Below is a listing. Gather each line of it that contains "this".

### ENTRIES PROVIDED

+++

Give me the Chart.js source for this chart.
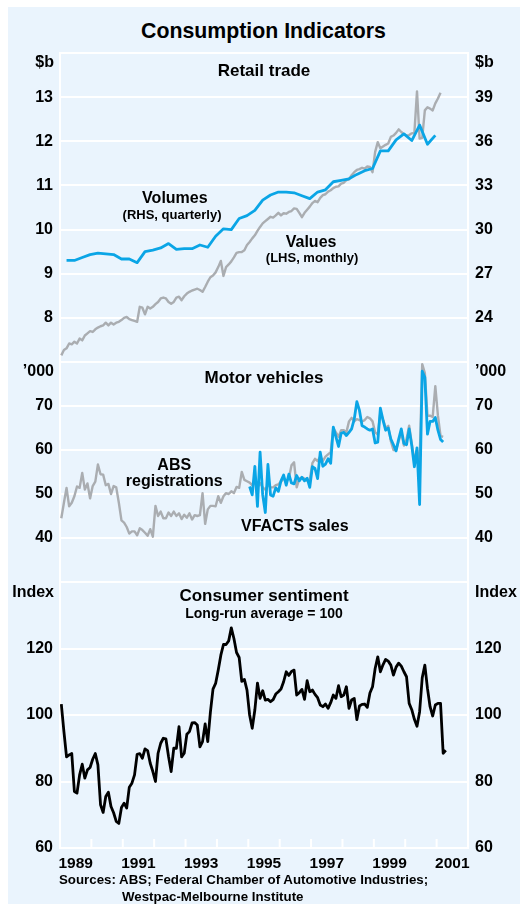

+++

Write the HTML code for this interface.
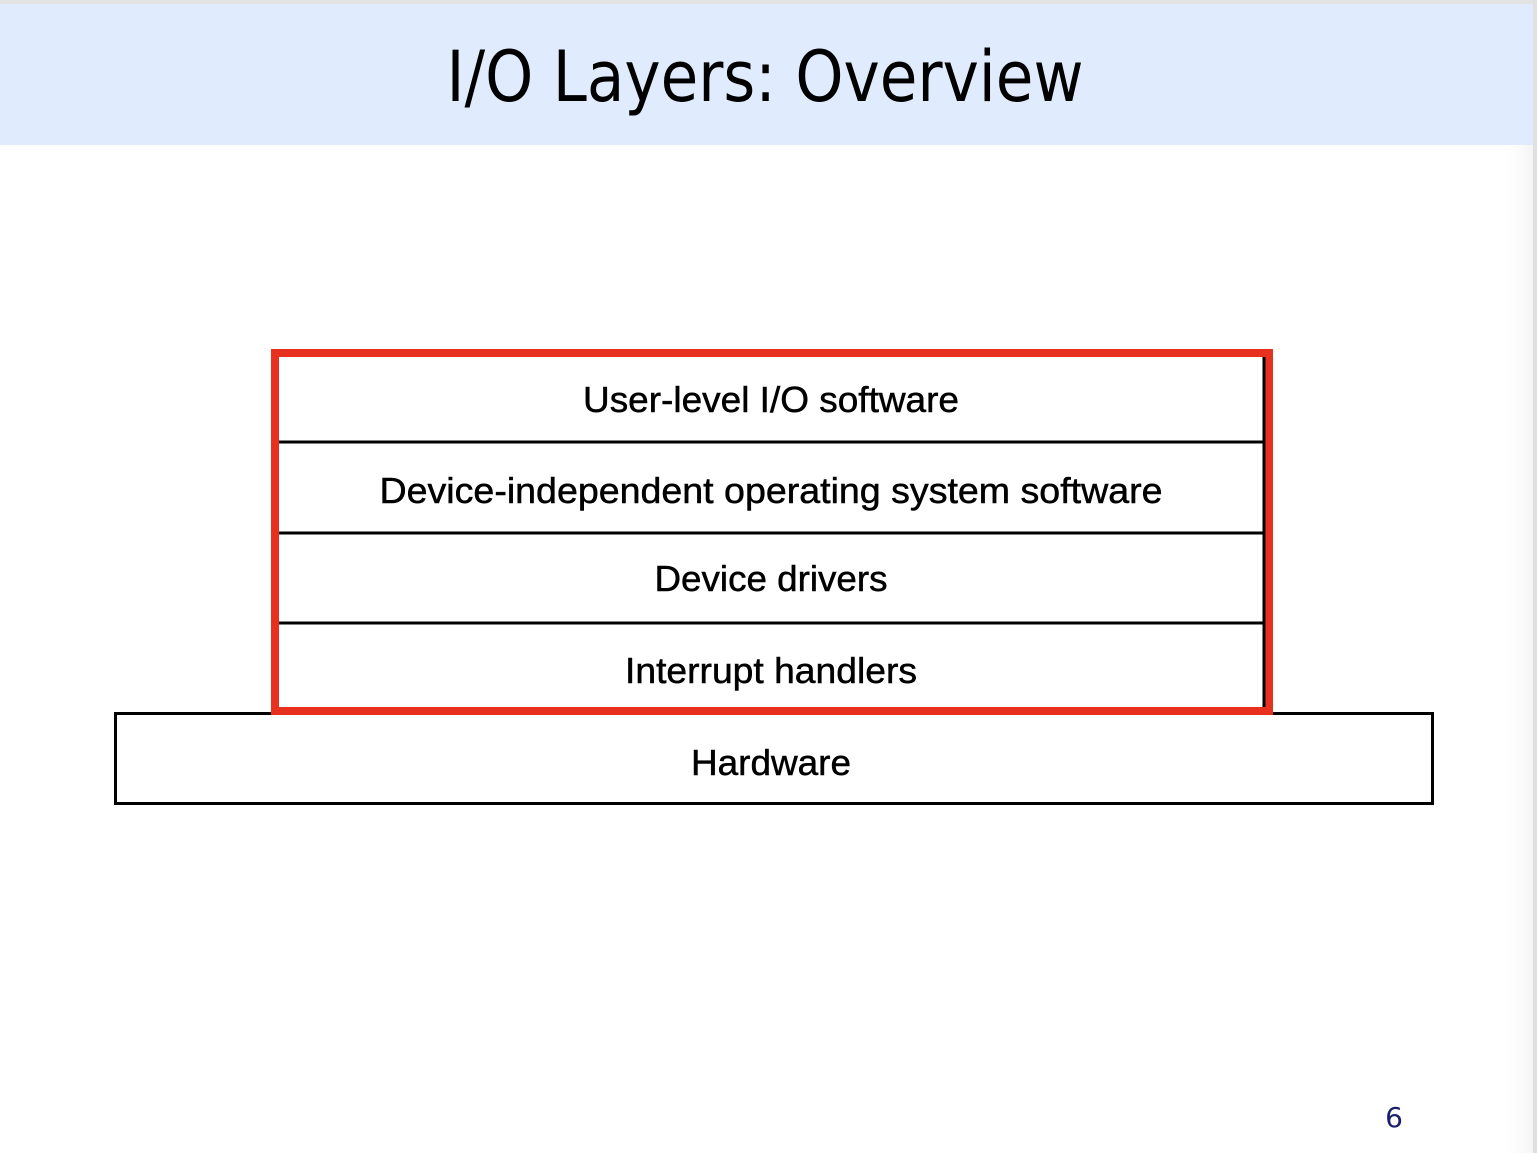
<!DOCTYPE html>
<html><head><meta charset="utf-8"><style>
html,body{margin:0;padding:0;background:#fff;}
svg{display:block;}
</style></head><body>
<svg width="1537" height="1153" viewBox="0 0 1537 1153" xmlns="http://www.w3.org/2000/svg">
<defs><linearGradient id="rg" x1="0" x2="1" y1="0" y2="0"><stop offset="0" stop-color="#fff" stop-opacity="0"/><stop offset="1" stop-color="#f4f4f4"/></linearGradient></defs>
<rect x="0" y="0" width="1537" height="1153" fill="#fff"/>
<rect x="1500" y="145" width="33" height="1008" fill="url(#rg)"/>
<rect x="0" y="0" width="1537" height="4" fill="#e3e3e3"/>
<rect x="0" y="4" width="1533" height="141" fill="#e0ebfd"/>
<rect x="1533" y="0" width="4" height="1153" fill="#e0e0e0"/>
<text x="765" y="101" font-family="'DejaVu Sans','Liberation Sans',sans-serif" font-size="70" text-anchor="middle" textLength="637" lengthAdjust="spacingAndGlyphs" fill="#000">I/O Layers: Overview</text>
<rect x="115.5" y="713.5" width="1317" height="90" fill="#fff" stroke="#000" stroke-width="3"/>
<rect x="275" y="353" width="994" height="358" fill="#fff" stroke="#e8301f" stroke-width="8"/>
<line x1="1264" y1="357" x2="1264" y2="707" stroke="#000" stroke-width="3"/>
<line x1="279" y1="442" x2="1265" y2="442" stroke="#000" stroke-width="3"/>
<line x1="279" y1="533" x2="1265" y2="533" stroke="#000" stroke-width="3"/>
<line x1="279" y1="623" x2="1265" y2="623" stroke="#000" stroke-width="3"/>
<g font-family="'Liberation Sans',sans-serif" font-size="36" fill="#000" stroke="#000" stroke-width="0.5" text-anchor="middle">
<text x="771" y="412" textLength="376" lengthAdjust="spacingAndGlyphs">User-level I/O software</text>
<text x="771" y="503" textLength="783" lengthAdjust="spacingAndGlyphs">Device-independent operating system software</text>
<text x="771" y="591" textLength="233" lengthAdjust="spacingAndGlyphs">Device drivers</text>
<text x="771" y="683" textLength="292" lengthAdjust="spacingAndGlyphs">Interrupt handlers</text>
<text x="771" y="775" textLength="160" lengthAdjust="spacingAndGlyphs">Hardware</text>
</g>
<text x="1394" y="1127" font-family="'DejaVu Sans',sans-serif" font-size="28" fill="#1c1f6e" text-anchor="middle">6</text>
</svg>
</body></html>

+++

### EXERCISE OUTPUT
Give me the Chart.js source for this chart.
Write the HTML code for this interface.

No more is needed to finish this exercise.